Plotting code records
>> begin
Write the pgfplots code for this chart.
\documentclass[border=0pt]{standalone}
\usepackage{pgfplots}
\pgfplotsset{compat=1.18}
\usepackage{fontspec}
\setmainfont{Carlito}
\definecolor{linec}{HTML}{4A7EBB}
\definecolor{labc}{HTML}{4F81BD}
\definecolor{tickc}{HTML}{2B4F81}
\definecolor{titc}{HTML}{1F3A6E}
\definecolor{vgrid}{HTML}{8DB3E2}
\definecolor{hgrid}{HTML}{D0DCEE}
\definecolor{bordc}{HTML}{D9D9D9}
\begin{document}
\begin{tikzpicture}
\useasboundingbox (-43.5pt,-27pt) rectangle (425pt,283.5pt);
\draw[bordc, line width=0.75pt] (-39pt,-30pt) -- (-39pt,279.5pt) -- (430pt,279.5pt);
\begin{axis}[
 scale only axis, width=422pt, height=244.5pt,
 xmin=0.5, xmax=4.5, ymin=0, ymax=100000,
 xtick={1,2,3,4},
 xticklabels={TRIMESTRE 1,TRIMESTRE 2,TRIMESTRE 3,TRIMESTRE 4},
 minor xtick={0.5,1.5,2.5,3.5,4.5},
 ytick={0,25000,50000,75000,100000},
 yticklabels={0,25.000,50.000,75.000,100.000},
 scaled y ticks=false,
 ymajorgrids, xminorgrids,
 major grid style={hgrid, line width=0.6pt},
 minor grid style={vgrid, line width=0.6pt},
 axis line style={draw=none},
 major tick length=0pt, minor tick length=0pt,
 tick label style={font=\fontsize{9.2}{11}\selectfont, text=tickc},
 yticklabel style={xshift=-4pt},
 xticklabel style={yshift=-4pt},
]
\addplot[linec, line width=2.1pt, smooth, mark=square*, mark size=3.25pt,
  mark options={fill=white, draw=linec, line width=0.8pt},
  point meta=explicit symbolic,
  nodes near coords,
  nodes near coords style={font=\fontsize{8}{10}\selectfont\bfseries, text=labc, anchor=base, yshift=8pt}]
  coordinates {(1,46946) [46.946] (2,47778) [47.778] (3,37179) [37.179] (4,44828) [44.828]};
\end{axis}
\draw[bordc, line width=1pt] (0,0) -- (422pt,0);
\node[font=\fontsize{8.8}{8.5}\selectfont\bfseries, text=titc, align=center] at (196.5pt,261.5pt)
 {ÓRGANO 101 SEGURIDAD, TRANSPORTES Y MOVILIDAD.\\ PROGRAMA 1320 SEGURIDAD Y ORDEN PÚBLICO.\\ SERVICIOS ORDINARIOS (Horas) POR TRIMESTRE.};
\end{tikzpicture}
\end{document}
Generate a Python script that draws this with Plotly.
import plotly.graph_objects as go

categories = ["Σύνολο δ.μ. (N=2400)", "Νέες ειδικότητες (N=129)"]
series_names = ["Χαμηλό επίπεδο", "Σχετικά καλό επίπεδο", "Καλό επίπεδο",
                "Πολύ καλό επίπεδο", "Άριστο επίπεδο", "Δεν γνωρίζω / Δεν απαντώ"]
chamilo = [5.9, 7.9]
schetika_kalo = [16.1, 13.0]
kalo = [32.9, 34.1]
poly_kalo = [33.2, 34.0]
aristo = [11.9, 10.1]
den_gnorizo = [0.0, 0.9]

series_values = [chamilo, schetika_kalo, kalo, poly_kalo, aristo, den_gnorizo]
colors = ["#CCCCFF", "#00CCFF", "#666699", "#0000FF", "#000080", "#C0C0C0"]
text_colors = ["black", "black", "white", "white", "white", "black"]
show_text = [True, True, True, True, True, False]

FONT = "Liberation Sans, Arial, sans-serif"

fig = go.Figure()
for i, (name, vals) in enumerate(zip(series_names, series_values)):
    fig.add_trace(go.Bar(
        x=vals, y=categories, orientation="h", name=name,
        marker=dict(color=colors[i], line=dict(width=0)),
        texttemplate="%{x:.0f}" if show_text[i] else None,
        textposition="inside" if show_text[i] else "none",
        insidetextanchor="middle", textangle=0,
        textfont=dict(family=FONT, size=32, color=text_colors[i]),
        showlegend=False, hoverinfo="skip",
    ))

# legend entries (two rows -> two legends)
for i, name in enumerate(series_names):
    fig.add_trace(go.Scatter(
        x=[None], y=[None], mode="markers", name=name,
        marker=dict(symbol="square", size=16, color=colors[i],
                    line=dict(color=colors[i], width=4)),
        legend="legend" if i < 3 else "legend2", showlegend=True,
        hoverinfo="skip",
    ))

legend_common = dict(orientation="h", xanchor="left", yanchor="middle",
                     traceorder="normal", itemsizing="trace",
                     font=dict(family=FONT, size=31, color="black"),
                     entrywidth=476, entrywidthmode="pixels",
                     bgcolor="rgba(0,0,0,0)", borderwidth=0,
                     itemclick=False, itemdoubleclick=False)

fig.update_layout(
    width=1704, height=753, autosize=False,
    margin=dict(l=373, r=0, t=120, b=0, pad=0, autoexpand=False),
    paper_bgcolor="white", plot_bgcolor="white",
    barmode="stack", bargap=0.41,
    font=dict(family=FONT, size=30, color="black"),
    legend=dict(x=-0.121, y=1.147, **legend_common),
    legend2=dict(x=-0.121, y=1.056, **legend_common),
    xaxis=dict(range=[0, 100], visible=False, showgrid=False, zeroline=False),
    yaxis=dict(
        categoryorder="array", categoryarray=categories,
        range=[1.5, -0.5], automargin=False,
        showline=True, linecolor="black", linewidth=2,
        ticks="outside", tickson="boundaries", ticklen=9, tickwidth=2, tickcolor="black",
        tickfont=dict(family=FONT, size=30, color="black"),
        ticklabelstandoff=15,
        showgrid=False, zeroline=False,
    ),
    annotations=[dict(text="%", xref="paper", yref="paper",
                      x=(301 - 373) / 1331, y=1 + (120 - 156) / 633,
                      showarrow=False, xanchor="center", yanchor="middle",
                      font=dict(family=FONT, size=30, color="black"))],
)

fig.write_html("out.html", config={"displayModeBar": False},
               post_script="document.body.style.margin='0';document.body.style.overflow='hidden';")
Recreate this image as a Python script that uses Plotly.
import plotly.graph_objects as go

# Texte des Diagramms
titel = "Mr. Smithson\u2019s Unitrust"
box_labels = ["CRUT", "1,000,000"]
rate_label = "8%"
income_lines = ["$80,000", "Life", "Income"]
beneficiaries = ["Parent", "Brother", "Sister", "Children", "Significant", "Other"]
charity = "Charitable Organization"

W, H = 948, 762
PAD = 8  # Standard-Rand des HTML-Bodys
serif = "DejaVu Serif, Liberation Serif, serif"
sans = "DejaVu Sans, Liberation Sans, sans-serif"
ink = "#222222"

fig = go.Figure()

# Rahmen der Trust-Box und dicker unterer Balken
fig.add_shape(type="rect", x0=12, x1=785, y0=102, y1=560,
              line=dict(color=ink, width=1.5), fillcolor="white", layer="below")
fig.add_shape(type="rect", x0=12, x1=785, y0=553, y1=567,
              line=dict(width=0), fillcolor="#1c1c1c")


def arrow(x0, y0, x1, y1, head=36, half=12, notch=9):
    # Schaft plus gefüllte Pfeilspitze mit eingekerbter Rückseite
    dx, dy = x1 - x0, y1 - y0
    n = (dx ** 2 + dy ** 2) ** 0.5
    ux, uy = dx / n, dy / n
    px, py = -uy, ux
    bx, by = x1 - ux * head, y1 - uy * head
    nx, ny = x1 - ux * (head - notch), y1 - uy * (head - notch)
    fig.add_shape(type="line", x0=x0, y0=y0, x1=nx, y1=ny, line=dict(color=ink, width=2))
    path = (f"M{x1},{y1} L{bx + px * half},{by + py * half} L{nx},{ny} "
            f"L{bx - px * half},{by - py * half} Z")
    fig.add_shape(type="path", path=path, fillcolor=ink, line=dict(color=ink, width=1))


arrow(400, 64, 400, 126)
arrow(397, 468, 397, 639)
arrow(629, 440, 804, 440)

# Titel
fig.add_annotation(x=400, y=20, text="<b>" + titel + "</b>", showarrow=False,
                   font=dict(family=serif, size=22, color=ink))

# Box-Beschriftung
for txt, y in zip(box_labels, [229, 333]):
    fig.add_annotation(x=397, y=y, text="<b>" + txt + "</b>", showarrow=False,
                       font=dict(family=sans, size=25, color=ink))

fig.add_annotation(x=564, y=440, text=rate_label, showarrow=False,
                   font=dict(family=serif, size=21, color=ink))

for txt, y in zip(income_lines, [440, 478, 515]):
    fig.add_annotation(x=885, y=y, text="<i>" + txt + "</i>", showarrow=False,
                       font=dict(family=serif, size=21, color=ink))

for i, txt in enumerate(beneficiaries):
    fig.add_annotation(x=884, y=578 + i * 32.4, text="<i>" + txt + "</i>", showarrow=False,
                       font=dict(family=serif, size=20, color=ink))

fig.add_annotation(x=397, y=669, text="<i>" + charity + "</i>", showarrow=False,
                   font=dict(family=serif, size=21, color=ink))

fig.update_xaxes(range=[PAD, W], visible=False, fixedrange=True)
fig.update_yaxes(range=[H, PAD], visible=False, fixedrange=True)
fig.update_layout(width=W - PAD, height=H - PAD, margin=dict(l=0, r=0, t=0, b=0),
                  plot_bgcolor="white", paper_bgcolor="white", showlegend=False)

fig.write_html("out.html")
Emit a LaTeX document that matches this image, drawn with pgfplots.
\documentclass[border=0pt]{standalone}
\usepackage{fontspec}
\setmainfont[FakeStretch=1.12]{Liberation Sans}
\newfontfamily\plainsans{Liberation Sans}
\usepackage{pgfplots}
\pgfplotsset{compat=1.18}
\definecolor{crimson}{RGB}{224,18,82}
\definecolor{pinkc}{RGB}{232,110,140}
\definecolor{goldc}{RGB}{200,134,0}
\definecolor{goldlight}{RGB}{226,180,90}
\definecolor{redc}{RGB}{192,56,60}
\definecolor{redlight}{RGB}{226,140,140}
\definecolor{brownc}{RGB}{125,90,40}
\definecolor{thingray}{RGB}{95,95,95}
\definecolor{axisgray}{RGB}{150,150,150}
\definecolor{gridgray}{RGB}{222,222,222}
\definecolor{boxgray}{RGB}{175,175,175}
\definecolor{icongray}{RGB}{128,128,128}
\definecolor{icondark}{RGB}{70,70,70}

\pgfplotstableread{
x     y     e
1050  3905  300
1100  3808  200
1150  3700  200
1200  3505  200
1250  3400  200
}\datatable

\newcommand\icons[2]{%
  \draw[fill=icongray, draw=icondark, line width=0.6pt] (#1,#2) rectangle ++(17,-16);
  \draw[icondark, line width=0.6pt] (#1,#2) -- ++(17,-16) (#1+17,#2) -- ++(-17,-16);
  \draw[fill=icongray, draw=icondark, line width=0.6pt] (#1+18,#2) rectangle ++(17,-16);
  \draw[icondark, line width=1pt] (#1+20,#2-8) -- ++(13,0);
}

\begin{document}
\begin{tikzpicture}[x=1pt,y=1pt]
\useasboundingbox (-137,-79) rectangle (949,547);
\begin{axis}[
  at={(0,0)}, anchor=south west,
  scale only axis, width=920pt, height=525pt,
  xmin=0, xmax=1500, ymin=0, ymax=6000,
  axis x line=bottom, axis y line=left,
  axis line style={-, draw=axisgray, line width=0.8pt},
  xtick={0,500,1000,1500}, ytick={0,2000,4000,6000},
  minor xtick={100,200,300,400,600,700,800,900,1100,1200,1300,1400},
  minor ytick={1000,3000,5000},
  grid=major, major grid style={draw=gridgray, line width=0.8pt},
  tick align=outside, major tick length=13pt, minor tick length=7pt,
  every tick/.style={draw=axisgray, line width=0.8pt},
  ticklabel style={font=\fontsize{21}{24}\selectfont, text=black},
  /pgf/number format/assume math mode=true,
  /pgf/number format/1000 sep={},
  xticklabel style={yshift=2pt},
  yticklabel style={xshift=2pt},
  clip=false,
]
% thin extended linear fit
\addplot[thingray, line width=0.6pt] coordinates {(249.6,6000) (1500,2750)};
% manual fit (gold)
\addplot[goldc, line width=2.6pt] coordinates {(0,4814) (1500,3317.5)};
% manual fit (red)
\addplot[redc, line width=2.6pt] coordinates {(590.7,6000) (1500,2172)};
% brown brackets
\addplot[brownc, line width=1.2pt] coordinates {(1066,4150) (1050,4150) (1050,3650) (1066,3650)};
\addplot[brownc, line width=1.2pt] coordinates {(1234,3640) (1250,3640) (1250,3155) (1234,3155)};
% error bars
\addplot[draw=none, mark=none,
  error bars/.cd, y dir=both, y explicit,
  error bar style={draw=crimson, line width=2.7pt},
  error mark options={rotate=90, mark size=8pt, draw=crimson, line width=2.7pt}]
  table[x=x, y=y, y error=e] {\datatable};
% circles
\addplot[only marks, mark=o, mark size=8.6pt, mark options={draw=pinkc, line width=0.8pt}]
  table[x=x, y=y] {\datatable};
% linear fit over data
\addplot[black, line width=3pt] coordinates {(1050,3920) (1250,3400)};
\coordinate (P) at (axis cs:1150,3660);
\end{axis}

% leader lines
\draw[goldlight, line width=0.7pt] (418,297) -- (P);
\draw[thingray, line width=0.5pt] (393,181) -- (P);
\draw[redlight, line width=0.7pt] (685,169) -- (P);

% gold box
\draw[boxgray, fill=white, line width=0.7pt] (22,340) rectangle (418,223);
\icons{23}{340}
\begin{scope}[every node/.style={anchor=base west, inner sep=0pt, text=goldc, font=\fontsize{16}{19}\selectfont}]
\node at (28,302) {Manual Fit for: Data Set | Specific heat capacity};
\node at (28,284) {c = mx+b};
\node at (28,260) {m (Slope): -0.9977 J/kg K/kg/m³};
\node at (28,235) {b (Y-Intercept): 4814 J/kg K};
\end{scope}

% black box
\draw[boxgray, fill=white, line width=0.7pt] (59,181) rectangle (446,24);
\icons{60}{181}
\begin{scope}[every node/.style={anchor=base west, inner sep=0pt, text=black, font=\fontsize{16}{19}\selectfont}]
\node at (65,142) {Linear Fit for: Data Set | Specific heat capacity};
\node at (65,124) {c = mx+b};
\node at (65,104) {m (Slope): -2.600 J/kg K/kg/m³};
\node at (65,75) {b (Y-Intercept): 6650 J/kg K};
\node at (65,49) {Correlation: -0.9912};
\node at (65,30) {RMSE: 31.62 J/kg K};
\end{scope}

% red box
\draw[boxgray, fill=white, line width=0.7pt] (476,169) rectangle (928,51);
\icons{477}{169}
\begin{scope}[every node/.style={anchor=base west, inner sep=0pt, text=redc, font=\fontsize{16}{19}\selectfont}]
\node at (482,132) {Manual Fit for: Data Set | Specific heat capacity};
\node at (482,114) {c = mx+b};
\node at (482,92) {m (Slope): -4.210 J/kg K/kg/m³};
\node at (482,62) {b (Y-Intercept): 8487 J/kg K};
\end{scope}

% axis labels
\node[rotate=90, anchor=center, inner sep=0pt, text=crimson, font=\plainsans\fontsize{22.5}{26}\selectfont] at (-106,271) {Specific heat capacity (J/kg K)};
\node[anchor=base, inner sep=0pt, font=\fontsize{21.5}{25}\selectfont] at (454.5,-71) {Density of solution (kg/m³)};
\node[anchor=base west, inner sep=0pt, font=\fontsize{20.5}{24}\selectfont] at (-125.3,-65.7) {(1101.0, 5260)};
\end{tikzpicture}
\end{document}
>> end
**Goal:** Which lines of the material contain the string "this"? List each of them.

**Answer for the task:**
Write the pgfplots code for this chart.
Generate a Python script that draws this with Plotly.
Recreate this image as a Python script that uses Plotly.
Emit a LaTeX document that matches this image, drawn with pgfplots.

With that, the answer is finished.